Comme annoncé dans l’article précédent, je décris la manifestation du 8 octobre.

J’entrelace deux récits.

  • Celui, immédiat et bref, d’un journaliste, paru dans le Rappel daté du 10 octobre, sous le titre « La Manifestation d’hier ». Le journaliste n’a pas signé, c’était peut-être Edgar Monteil. Il écrit dans le style républicain mais conciliant, un peu ironique, qui fait la marque du journal.
  • Et celui, plus personnel, relaté six mois plus tard par un « témoin » pour le Journal officiel (de Paris) daté du 11 avril 1871. Le témoin a signé d’un pseudonyme, Minimus. Je ne sais pas qui c’était. Un plumitif versaillais écrivit plus tard que c’était un pseudonyme de Ferré. Parce que ce dernier était petit… Mais non, certainement pas : d’après le texte, c’est quelqu’un du septième arrondissement (son bataillon est le 106e).

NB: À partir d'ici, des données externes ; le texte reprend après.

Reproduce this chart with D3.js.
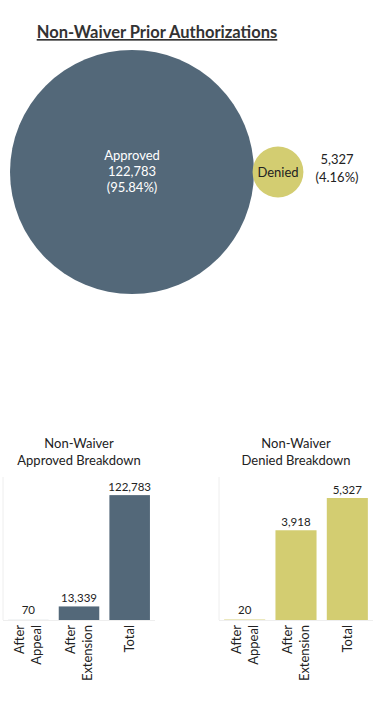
<!DOCTYPE html>
<html><head><meta charset="utf-8">
<script src="https://cdn.jsdelivr.net/npm/d3@7"></script>
<style>body{margin:0;background:#fff}svg{display:block}text{font-family:Lato,"Open Sans",sans-serif}</style>
</head><body>
<script>
const overallCats = ["Approved","Denied"];
const overallVals = [122783, 5327];
const overallPcts = ["95.84%","4.16%"];
const breakdownCats = [["After","Appeal"],["After","Extension"],["Total"]];
const approvedVals = [70, 13339, 122783];
const deniedVals = [20, 3918, 5327];
const colors = {Approved:"#536879", Denied:"#d3cd71"};

const W=380,H=703;
const svg=d3.select("body").append("svg").attr("width",W).attr("height",H);
const fmt=d3.format(",");

// Title
svg.append("text").attr("x",157).attr("y",38).attr("text-anchor","middle")
  .attr("font-size",16.5).attr("font-weight","bold").attr("fill","#333")
  .attr("text-decoration","underline").text("Non-Waiver Prior Authorizations");

// Bubbles
const r=d3.scaleSqrt().domain([0,d3.max(overallVals)]).range([0,122]);
const cx=[132,278], cy=172;
overallCats.forEach((c,i)=>{
  svg.append("circle").attr("cx",cx[i]).attr("cy",cy).attr("r",r(overallVals[i])).attr("fill",colors[c]);
});
const a=svg.append("text").attr("x",cx[0]).attr("text-anchor","middle").attr("fill","#fff").attr("font-size",13);
a.append("tspan").attr("x",cx[0]).attr("y",160).text(overallCats[0]);
a.append("tspan").attr("x",cx[0]).attr("y",176).text(fmt(overallVals[0]));
a.append("tspan").attr("x",cx[0]).attr("y",192).text("("+overallPcts[0]+")");
svg.append("text").attr("x",cx[1]).attr("y",176.5).attr("text-anchor","middle").attr("font-size",13).attr("fill","#222").text(overallCats[1]);
const d=svg.append("text").attr("text-anchor","middle").attr("font-size",13).attr("fill","#222");
d.append("tspan").attr("x",337).attr("y",164).text(fmt(overallVals[1]));
d.append("tspan").attr("x",337).attr("y",182).text("("+overallPcts[1]+")");

function bars(x0,x1,titleX,title2,vals,ymax,color){
  const g=svg.append("g");
  const top=477, base=620;
  const x=d3.scaleBand().domain(breakdownCats.map(c=>c.join(" "))).range([x0,x1]).paddingInner(0.2).paddingOuter(0.1);
  const y=d3.scaleLinear().domain([0,ymax]).range([base,top]);
  g.append("line").attr("x1",x0).attr("x2",x0).attr("y1",top).attr("y2",base).attr("stroke","#eee");
  g.append("line").attr("x1",x0).attr("x2",x1).attr("y1",base+0.5).attr("y2",base+0.5).attr("stroke","#eee");
  const t=g.append("text").attr("text-anchor","middle").attr("font-size",13).attr("fill","#222");
  t.append("tspan").attr("x",titleX).attr("y",448).text("Non-Waiver");
  t.append("tspan").attr("x",titleX).attr("y",465).text(title2);
  breakdownCats.forEach((c,i)=>{
    const k=c.join(" ");
    const h=base-y(vals[i]);
    g.append("rect").attr("x",x(k)).attr("width",x.bandwidth()).attr("y",base-h).attr("height",h).attr("fill",color);
    g.append("text").attr("x",x(k)+x.bandwidth()/2).attr("y",base-Math.max(h,2)-4).attr("text-anchor","middle")
      .attr("font-size",11.5).attr("fill","#222").text(fmt(vals[i]));
    const cxk=x(k)+x.bandwidth()/2;
    const n=c.length;
    c.forEach((w,j)=>{
      const lx=cxk+(j-(n-1)/2)*17+4.5;
      g.append("text").attr("transform",`translate(${lx},${base+5}) rotate(-90)`).attr("text-anchor","end")
        .attr("font-size",13).attr("fill","#222").text(w);
    });
  });
}
bars(3,155,79,"Approved Breakdown",approvedVals,140600,colors.Approved);
bars(219,373,296,"Denied Breakdown",deniedVals,6244,colors.Denied);
</script>
</body></html>
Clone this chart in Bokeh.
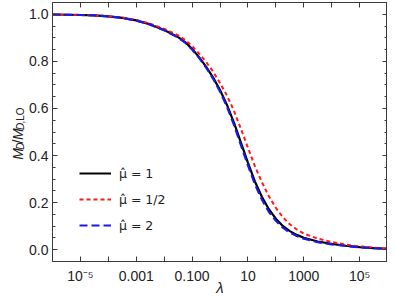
import math
from bokeh.plotting import figure
from bokeh.layouts import row
from bokeh.models import (Range1d, FixedTicker, LogAxis, LinearAxis, Legend, LegendItem,
                          PrintfTickFormatter, CustomJSTickFormatter, ColumnDataSource)
from bokeh.core.properties import value
from bokeh.embed import file_html
from bokeh.resources import INLINE

# ---- data ----
log_lambda = [-6.0, -5.5, -5.0, -4.5, -4.0, -3.5, -3.0, -2.5, -2.0, -1.5, -1.25, -1.0, -0.75,
              -0.5, -0.25, 0.0, 0.25, 0.5, 0.75, 1.0, 1.25, 1.5, 1.75, 2.0, 2.25, 2.5, 2.75,
              3.0, 3.5, 4.0, 4.5, 5.0, 5.5, 6.0]
ratio_mu_1 = [0.999, 0.998, 0.997, 0.995, 0.991, 0.985, 0.974, 0.957, 0.933, 0.903, 0.882, 0.853,
              0.818, 0.778, 0.732, 0.678, 0.615, 0.54, 0.455, 0.37, 0.29, 0.225, 0.172, 0.132,
              0.101, 0.079, 0.063, 0.051, 0.035, 0.025, 0.017, 0.011, 0.007, 0.004]
ratio_mu_half = [0.999, 0.998, 0.997, 0.995, 0.992, 0.986, 0.976, 0.960, 0.938, 0.910, 0.891, 0.865,
                 0.833, 0.798, 0.757, 0.708, 0.655, 0.59, 0.513, 0.434, 0.355, 0.287, 0.227, 0.178,
                 0.138, 0.108, 0.086, 0.069, 0.047, 0.033, 0.022, 0.014, 0.009, 0.005]
ratio_mu_2 = [0.999, 0.998, 0.997, 0.995, 0.991, 0.985, 0.973, 0.956, 0.932, 0.901, 0.880, 0.850,
              0.815, 0.774, 0.727, 0.672, 0.607, 0.53, 0.444, 0.358, 0.278, 0.213, 0.161, 0.123,
              0.094, 0.073, 0.058, 0.047, 0.032, 0.023, 0.016, 0.010, 0.0065, 0.004]
lam = [10 ** v for v in log_lambda]

x_major_ticks = [1e-5, 1e-3, 1e-1, 1e1, 1e3, 1e5]
x_major_labels = ["10\u207b\u2075", "0.001", "0.100", "10", "1000", "10\u2075"]
x_minor_ticks = [1e-6, 1e-4, 1e-2, 1e0, 1e2, 1e4, 1e6]
y_major_ticks = [0.0, 0.2, 0.4, 0.6, 0.8, 1.0]
y_minor_ticks = [0.05, 0.1, 0.15, 0.25, 0.3, 0.35, 0.45, 0.5, 0.55, 0.65, 0.7, 0.75, 0.85, 0.9, 0.95]
legend_labels = ["\u03bc\u0302 = 1", "\u03bc\u0302 = 1/2", "\u03bc\u0302 = 2"]
y_label_parts = ["M", "D", "/", "M", "D", ",LO"]

FONT = "Liberation Sans"
FRAME = "#3a3a3a"
TXT = "#222222"
H = 298
LW = 26

# ---------- y-axis label (separate narrow figure, so subscripts are possible) ----------
lab = figure(width=LW, height=H, output_backend="svg", toolbar_location=None,
             x_range=Range1d(0, LW), y_range=Range1d(0, H), min_border=0,
             x_axis_location=None, y_axis_location=None)
lab.xgrid.visible = False
lab.ygrid.visible = False
lab.outline_line_color = None
styles = [("italic", 14, 0.833, 0), ("italic", 10, 0.722, 3), ("normal", 14, 0.278, 0),
          ("italic", 14, 0.833, 0), ("italic", 10, 0.722, 3), ("normal", 10, 1.612, 3)]
ypos = 117.0
for txt, (st, fs, w, sub) in zip(y_label_parts, styles):
    lab.text(x=[17 + sub], y=[ypos], text=[txt], angle=math.pi / 2, text_align="left",
             text_baseline="alphabetic", text_font=value(FONT), text_font_style=st,
             text_font_size=f"{fs}px", text_color=TXT)
    ypos += w * fs

# ---------- main plot ----------
p = figure(width=387 - LW, height=H, x_axis_type="log", output_backend="svg", toolbar_location=None,
           x_range=Range1d(1e-6, 1e6), y_range=Range1d(-0.05, 1.05),
           min_border_left=23, min_border_right=0, min_border_top=2, min_border_bottom=37)
p.xgrid.visible = False
p.ygrid.visible = False
p.outline_line_color = FRAME

src = ColumnDataSource(dict(x=lam, a=ratio_mu_1, b=ratio_mu_half, c=ratio_mu_2))
r1 = p.line("x", "a", source=src, line_color="black", line_width=2.2)
r2 = p.line("x", "b", source=src, line_color="#ff1a1a", line_width=2, line_dash="4 3")
r3 = p.line("x", "c", source=src, line_color="#1a1ae6", line_width=2.2, line_dash="8 4")

xt = FixedTicker(ticks=x_major_ticks, minor_ticks=x_minor_ticks)
yt = FixedTicker(ticks=y_major_ticks, minor_ticks=y_minor_ticks)

def style(ax):
    ax.axis_line_color = FRAME
    ax.major_tick_line_color = FRAME
    ax.minor_tick_line_color = FRAME
    ax.major_tick_in = 5
    ax.major_tick_out = 0
    ax.minor_tick_in = 5
    ax.minor_tick_out = 0
    ax.major_label_text_font = FONT
    ax.major_label_text_font_size = "14px"
    ax.major_label_text_color = TXT

xa = p.xaxis[0]
xa.ticker = xt
xa.major_label_overrides = {t: s for t, s in zip(x_major_ticks, x_major_labels)}
style(xa)
xa.major_label_standoff = 6
xa.axis_label = "\u03bb"
xa.axis_label_text_font = FONT
xa.axis_label_text_font_style = "italic"
xa.axis_label_text_font_size = "15px"
xa.axis_label_standoff = -8
xa.axis_label_text_color = TXT

ya = p.yaxis[0]
ya.ticker = yt
ya.formatter = PrintfTickFormatter(format="%.1f")
style(ya)
ya.minor_tick_in = 3
ya.major_label_standoff = 4

blank = CustomJSTickFormatter(code="return ''")
top = LogAxis(ticker=xt, formatter=blank)
style(top)
top.major_label_standoff = 0
top.major_label_text_font_size = "2px"
p.add_layout(top, "above")
right = LinearAxis(ticker=yt, formatter=blank)
style(right)
right.minor_tick_in = 3
right.major_label_standoff = 0
right.major_label_text_font_size = "2px"
p.add_layout(right, "right")

legend = Legend(items=[LegendItem(label=legend_labels[0], renderers=[r1]),
                       LegendItem(label=legend_labels[1], renderers=[r2]),
                       LegendItem(label=legend_labels[2], renderers=[r3])],
                location=(27, 26), padding=0, margin=0, spacing=6,
                glyph_width=32, glyph_height=20, label_height=20, label_standoff=8,
                label_text_font="DejaVu Sans", label_text_font_size="12.5px", label_text_color=TXT,
                border_line_color=None, background_fill_alpha=0)
p.add_layout(legend, "center")

open("out.html", "w").write(file_html(row(lab, p), INLINE))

Le texte en vert est celui du Rappel, l’autre celui du Journal officiel (dans ce deuxième cas ce sont seulement des extraits). Le bleu est de moi. Je rappelle que la revendication exprimée par le « Vive la Commune » est celle des élections : on veut élire un conseil municipal, ou conseil communal, ou « Commune ».

À la suite de cette journée, le gouvernement ajourna les élections « jusqu’à la levée du siège ». On élira quand même des maires d’arrondissements après le 31 octobre, au début du mois de novembre.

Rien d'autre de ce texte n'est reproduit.